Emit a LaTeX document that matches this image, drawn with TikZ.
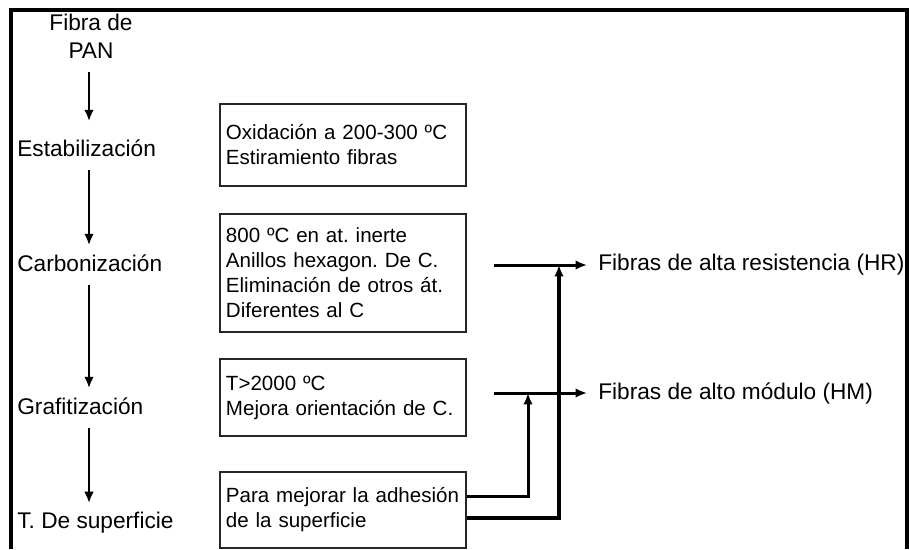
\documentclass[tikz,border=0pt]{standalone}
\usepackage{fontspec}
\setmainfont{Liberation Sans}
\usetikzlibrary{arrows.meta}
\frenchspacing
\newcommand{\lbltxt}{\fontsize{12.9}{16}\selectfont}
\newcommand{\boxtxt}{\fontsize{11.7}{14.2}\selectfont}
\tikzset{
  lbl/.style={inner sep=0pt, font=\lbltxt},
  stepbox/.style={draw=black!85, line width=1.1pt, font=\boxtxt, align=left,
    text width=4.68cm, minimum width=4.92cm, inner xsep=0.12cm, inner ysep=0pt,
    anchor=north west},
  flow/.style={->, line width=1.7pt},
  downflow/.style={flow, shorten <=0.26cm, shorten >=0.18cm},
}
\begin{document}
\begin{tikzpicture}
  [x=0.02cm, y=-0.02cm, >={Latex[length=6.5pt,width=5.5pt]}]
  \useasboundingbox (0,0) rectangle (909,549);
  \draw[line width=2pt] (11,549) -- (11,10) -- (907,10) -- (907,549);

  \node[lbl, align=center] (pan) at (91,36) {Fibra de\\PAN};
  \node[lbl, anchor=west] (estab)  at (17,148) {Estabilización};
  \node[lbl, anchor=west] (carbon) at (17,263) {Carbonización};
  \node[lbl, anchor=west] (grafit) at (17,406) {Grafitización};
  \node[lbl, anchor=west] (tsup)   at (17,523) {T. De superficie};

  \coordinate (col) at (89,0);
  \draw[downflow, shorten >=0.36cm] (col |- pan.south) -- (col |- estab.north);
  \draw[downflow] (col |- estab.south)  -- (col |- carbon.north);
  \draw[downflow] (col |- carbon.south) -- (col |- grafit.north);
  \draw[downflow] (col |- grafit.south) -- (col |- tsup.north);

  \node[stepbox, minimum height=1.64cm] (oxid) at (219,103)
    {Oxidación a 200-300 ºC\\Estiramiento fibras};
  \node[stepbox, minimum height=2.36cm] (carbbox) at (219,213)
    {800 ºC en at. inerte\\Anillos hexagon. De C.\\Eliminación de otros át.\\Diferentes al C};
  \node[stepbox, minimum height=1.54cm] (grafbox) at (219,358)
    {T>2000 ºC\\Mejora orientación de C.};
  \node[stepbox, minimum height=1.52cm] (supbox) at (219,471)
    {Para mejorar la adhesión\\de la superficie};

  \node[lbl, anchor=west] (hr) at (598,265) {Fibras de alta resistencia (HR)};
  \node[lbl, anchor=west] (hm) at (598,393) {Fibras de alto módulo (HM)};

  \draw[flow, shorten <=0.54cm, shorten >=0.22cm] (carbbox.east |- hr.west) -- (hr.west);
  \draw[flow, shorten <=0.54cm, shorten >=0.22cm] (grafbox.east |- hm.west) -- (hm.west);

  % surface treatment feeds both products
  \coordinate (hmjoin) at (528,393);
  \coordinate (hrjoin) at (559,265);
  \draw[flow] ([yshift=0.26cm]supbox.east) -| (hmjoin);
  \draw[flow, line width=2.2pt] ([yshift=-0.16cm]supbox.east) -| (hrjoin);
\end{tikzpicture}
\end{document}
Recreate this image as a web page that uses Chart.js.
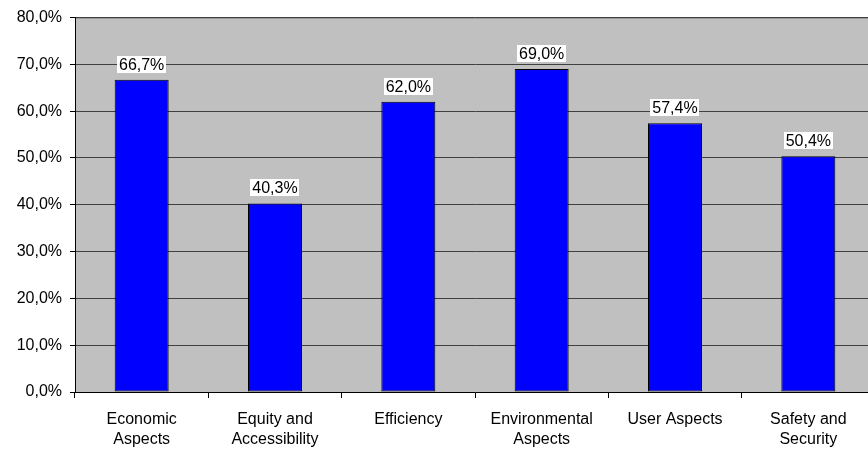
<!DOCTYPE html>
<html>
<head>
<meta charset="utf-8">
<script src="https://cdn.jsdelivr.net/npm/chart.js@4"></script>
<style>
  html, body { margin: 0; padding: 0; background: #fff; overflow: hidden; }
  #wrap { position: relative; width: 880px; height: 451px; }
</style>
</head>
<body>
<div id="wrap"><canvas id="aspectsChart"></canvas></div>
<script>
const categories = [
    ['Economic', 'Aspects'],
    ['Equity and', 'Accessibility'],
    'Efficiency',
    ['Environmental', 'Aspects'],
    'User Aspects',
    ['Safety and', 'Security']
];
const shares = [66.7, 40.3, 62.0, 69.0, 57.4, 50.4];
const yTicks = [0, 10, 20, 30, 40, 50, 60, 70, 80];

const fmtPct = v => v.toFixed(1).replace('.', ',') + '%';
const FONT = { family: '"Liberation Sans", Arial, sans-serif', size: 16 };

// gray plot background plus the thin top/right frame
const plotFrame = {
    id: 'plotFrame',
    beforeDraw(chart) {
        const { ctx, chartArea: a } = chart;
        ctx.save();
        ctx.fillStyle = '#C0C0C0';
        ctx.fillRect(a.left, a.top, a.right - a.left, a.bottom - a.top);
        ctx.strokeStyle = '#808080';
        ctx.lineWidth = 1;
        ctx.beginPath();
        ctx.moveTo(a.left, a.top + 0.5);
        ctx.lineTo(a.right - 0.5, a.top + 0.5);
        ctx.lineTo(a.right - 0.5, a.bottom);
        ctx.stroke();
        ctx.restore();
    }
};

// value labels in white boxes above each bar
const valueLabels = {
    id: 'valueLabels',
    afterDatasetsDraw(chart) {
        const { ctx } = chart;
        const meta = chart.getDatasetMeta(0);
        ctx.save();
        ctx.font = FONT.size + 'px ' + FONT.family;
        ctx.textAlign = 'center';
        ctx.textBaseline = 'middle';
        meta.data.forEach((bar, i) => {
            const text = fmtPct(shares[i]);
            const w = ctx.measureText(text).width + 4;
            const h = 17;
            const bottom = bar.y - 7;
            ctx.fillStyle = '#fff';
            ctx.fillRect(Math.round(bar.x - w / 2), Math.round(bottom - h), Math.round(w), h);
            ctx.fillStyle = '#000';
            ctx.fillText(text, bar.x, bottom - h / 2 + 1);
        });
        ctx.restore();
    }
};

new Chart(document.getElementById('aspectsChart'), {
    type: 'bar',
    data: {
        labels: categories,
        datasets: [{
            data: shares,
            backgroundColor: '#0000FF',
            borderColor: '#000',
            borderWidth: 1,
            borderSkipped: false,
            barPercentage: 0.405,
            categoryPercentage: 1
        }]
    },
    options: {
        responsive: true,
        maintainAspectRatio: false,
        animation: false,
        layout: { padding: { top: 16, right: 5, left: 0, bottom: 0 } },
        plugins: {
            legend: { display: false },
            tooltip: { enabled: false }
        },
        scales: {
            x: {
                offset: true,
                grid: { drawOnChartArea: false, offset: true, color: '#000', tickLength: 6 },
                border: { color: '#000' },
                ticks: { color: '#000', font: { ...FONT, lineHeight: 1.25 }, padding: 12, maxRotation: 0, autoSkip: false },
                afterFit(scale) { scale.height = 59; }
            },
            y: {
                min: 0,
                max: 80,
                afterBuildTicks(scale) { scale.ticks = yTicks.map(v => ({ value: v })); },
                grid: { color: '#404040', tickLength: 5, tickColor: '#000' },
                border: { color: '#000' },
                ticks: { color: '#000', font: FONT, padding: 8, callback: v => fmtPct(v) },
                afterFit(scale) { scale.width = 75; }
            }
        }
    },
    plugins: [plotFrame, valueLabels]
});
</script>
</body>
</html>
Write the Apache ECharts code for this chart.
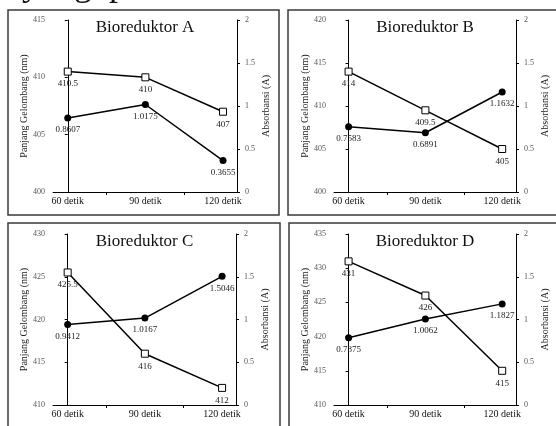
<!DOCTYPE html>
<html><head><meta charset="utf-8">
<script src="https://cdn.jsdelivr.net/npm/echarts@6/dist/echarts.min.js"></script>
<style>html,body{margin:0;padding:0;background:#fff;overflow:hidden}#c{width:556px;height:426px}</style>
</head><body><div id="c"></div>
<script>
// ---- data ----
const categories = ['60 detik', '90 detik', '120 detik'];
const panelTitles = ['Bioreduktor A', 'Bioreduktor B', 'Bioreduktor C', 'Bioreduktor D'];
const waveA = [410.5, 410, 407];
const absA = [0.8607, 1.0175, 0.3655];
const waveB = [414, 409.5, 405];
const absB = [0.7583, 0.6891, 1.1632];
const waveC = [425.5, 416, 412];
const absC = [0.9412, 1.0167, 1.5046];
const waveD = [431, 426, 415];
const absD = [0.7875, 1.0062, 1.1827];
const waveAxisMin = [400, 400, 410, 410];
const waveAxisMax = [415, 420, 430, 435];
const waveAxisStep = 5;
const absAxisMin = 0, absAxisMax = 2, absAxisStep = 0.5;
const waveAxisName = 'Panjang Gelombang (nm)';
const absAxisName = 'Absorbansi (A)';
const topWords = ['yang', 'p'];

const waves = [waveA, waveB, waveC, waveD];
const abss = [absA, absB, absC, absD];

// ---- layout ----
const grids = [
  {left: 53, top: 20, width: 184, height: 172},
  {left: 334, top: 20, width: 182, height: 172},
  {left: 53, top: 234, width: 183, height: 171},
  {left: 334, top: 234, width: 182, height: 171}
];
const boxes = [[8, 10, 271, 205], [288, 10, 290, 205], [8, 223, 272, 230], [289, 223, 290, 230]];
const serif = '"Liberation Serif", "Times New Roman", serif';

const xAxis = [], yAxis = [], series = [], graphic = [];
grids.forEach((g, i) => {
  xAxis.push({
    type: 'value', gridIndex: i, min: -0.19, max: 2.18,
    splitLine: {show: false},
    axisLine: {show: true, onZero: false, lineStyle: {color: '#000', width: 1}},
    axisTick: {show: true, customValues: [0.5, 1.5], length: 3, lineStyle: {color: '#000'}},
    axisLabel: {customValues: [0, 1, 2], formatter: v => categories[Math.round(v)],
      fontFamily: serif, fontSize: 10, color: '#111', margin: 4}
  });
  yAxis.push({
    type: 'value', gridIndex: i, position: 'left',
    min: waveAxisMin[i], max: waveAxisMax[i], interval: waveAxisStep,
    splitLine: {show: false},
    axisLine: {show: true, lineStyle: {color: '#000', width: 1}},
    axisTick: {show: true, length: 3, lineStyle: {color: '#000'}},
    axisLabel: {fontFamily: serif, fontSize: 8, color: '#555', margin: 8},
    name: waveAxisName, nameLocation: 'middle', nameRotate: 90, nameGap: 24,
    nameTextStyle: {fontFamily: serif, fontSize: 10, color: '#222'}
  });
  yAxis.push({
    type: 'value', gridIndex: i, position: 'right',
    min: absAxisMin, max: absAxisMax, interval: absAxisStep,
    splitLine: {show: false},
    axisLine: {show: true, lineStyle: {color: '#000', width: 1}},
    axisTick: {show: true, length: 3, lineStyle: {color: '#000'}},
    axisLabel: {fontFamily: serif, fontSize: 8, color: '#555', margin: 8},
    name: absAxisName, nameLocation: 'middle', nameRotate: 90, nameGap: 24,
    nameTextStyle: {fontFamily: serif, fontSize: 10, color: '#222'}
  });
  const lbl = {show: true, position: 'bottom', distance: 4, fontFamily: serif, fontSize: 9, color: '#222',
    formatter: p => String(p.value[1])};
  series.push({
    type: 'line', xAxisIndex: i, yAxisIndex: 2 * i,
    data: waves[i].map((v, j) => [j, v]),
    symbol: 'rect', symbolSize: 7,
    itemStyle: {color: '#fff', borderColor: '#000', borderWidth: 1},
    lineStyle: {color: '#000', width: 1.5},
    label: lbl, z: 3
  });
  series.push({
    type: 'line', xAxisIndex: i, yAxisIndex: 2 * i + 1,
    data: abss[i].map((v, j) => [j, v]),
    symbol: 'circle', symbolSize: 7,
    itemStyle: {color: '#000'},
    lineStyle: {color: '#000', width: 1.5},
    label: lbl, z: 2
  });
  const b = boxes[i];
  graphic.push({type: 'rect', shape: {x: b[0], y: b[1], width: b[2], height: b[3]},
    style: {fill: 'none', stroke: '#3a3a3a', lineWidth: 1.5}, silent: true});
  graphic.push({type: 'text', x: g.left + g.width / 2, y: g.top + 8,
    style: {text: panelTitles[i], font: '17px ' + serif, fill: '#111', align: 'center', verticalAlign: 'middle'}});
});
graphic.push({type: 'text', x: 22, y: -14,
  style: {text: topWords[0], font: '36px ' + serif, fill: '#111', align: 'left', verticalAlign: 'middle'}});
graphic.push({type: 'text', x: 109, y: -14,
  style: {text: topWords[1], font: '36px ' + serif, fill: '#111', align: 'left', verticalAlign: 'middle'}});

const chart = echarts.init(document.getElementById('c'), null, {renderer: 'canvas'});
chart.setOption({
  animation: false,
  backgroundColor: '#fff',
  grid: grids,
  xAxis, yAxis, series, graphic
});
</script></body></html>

◆ **Exercise**: Would you reproduce the lines above, from the very first through the line containing "(col |- tsup.north);", exactly and without the pictures?

◆ **Answer to the problem**:
Emit a LaTeX document that matches this image, drawn with TikZ.
\documentclass[tikz,border=0pt]{standalone}
\usepackage{fontspec}
\setmainfont{Liberation Sans}
\usetikzlibrary{arrows.meta}
\frenchspacing
\newcommand{\lbltxt}{\fontsize{12.9}{16}\selectfont}
\newcommand{\boxtxt}{\fontsize{11.7}{14.2}\selectfont}
\tikzset{
  lbl/.style={inner sep=0pt, font=\lbltxt},
  stepbox/.style={draw=black!85, line width=1.1pt, font=\boxtxt, align=left,
    text width=4.68cm, minimum width=4.92cm, inner xsep=0.12cm, inner ysep=0pt,
    anchor=north west},
  flow/.style={->, line width=1.7pt},
  downflow/.style={flow, shorten <=0.26cm, shorten >=0.18cm},
}
\begin{document}
\begin{tikzpicture}
  [x=0.02cm, y=-0.02cm, >={Latex[length=6.5pt,width=5.5pt]}]
  \useasboundingbox (0,0) rectangle (909,549);
  \draw[line width=2pt] (11,549) -- (11,10) -- (907,10) -- (907,549);

  \node[lbl, align=center] (pan) at (91,36) {Fibra de\\PAN};
  \node[lbl, anchor=west] (estab)  at (17,148) {Estabilización};
  \node[lbl, anchor=west] (carbon) at (17,263) {Carbonización};
  \node[lbl, anchor=west] (grafit) at (17,406) {Grafitización};
  \node[lbl, anchor=west] (tsup)   at (17,523) {T. De superficie};

  \coordinate (col) at (89,0);
  \draw[downflow, shorten >=0.36cm] (col |- pan.south) -- (col |- estab.north);
  \draw[downflow] (col |- estab.south)  -- (col |- carbon.north);
  \draw[downflow] (col |- carbon.south) -- (col |- grafit.north);
  \draw[downflow] (col |- grafit.south) -- (col |- tsup.north);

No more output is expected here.